Could you copy every line from the material below in which "that" appears?
start
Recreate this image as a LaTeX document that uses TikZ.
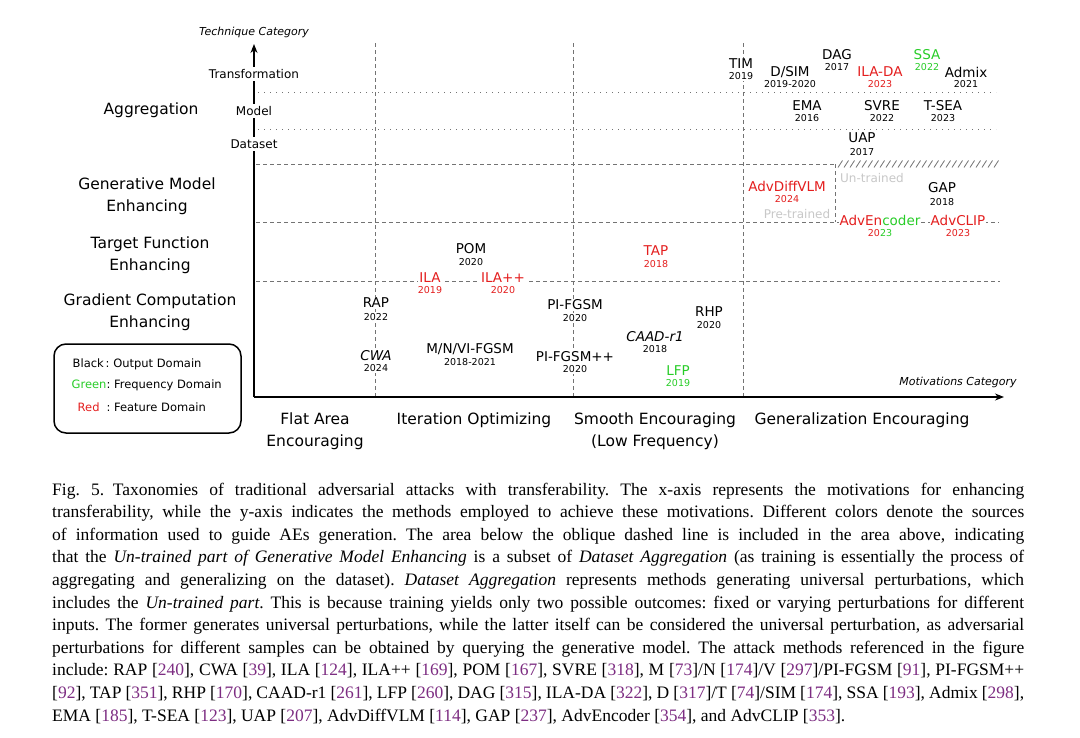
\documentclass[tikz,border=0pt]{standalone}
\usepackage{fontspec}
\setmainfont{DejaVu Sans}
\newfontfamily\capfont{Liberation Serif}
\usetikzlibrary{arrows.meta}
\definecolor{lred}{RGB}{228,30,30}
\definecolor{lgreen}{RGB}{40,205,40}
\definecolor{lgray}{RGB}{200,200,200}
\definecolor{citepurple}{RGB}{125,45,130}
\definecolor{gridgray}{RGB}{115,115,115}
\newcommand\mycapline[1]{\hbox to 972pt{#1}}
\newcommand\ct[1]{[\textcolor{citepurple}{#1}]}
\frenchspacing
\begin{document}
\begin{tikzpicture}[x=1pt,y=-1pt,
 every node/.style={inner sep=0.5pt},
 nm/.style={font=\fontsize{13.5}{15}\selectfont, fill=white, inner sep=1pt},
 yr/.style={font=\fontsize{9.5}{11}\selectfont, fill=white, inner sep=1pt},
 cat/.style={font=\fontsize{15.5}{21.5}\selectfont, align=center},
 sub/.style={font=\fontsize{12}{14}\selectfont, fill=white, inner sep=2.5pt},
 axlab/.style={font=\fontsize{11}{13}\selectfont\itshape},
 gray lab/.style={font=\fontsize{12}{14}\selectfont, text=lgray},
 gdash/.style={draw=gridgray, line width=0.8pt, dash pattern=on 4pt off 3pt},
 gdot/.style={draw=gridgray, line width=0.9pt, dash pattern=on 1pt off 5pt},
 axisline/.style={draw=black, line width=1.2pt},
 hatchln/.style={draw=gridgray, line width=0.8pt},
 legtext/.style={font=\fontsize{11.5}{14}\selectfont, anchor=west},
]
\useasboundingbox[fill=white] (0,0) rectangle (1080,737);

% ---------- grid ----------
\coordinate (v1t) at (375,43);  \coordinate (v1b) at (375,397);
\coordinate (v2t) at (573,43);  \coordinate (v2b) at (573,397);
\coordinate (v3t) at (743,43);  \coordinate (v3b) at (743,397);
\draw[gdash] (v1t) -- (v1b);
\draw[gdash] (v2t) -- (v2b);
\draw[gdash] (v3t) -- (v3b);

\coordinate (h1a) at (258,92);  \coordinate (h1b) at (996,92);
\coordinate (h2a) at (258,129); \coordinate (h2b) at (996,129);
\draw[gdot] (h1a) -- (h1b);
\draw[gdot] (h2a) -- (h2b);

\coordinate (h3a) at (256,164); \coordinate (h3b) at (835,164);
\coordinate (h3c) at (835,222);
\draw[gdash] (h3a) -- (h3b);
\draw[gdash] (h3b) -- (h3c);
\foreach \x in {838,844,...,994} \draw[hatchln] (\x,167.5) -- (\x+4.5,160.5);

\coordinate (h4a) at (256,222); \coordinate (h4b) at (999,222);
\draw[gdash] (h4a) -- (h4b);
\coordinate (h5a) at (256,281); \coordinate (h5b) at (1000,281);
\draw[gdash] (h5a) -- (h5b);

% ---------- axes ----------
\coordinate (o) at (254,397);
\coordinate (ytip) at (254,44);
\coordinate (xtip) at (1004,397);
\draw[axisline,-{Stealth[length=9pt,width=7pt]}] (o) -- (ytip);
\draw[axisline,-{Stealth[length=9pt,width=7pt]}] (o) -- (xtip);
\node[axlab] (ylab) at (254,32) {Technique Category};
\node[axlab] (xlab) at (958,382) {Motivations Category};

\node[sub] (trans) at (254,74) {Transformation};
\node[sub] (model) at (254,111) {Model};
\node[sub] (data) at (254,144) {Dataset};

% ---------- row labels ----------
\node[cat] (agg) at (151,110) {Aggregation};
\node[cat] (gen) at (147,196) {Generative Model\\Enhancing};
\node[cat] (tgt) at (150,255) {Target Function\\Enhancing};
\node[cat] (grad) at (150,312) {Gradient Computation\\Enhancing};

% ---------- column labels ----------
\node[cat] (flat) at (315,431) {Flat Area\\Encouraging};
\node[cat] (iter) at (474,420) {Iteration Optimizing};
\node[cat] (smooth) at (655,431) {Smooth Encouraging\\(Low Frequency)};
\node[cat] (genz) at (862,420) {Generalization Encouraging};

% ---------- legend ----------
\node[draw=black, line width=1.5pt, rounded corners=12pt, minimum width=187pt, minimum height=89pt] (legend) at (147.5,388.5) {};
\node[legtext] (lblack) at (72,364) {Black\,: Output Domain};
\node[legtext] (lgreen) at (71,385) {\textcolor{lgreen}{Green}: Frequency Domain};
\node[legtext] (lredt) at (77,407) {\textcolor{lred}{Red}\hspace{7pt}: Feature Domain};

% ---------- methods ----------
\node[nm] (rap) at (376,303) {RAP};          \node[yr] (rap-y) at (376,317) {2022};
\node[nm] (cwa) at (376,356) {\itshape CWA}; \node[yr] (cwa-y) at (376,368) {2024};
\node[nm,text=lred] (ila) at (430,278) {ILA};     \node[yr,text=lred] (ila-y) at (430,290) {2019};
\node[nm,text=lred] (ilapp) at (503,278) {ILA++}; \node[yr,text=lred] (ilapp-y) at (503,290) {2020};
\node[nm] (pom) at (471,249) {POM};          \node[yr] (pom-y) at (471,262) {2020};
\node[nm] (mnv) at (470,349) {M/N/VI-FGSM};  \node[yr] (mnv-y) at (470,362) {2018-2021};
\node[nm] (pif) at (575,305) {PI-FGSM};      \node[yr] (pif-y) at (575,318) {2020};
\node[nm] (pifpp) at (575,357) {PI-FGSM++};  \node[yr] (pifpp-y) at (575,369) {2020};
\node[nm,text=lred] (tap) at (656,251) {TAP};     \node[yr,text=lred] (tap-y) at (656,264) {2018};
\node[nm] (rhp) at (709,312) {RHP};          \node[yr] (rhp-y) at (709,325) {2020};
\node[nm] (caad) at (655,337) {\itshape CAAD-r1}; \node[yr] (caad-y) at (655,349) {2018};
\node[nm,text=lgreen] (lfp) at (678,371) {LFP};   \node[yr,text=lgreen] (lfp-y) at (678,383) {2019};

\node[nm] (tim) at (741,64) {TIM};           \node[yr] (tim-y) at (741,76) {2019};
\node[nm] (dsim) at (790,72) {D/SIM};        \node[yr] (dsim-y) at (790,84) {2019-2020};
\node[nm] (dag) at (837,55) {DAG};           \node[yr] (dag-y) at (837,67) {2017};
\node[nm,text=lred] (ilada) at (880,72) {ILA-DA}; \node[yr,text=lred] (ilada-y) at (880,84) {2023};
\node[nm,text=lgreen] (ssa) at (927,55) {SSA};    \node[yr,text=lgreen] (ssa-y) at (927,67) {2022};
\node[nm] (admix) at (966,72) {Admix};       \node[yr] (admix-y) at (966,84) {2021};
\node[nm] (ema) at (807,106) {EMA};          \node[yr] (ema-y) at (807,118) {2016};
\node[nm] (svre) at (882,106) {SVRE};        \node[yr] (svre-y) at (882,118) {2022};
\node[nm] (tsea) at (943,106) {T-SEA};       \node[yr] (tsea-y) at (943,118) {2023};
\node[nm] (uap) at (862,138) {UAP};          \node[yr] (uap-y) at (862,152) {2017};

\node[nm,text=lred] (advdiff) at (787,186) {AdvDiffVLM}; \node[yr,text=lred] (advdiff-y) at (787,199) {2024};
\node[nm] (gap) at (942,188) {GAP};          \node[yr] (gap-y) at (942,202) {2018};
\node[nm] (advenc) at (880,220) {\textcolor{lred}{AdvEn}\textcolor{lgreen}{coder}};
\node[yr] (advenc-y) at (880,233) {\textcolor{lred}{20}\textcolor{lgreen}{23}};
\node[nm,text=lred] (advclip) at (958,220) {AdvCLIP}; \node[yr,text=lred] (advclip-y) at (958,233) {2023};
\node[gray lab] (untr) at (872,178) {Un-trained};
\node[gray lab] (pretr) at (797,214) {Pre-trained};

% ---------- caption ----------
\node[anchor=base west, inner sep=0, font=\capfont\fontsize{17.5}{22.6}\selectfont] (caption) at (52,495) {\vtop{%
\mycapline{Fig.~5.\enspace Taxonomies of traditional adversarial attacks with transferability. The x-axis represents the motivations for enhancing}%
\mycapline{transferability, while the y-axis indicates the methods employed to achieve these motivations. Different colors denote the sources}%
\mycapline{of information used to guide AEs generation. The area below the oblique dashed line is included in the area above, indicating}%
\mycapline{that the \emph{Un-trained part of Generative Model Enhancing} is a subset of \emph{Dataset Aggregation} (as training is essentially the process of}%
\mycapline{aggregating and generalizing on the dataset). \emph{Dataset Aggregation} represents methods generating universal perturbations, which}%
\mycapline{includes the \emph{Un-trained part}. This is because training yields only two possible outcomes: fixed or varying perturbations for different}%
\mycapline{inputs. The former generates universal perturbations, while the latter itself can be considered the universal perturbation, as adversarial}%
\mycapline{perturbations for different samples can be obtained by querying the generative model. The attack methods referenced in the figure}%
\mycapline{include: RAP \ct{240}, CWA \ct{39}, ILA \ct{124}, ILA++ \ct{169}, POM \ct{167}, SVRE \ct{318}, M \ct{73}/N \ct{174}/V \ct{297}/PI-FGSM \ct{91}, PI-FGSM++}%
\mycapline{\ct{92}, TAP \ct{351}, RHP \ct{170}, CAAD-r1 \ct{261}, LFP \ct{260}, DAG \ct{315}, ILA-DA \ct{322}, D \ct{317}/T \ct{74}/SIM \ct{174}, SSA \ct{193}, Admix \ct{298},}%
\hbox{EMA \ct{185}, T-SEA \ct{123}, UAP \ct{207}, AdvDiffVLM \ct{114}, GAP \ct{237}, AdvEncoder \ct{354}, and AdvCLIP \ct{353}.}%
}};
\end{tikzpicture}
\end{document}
end
- _PROBLEM SOLUTION_
Recreate this image as a LaTeX document that uses TikZ.
\mycapline{that the \emph{Un-trained part of Generative Model Enhancing} is a subset of \emph{Dataset Aggregation} (as training is essentially the process of}%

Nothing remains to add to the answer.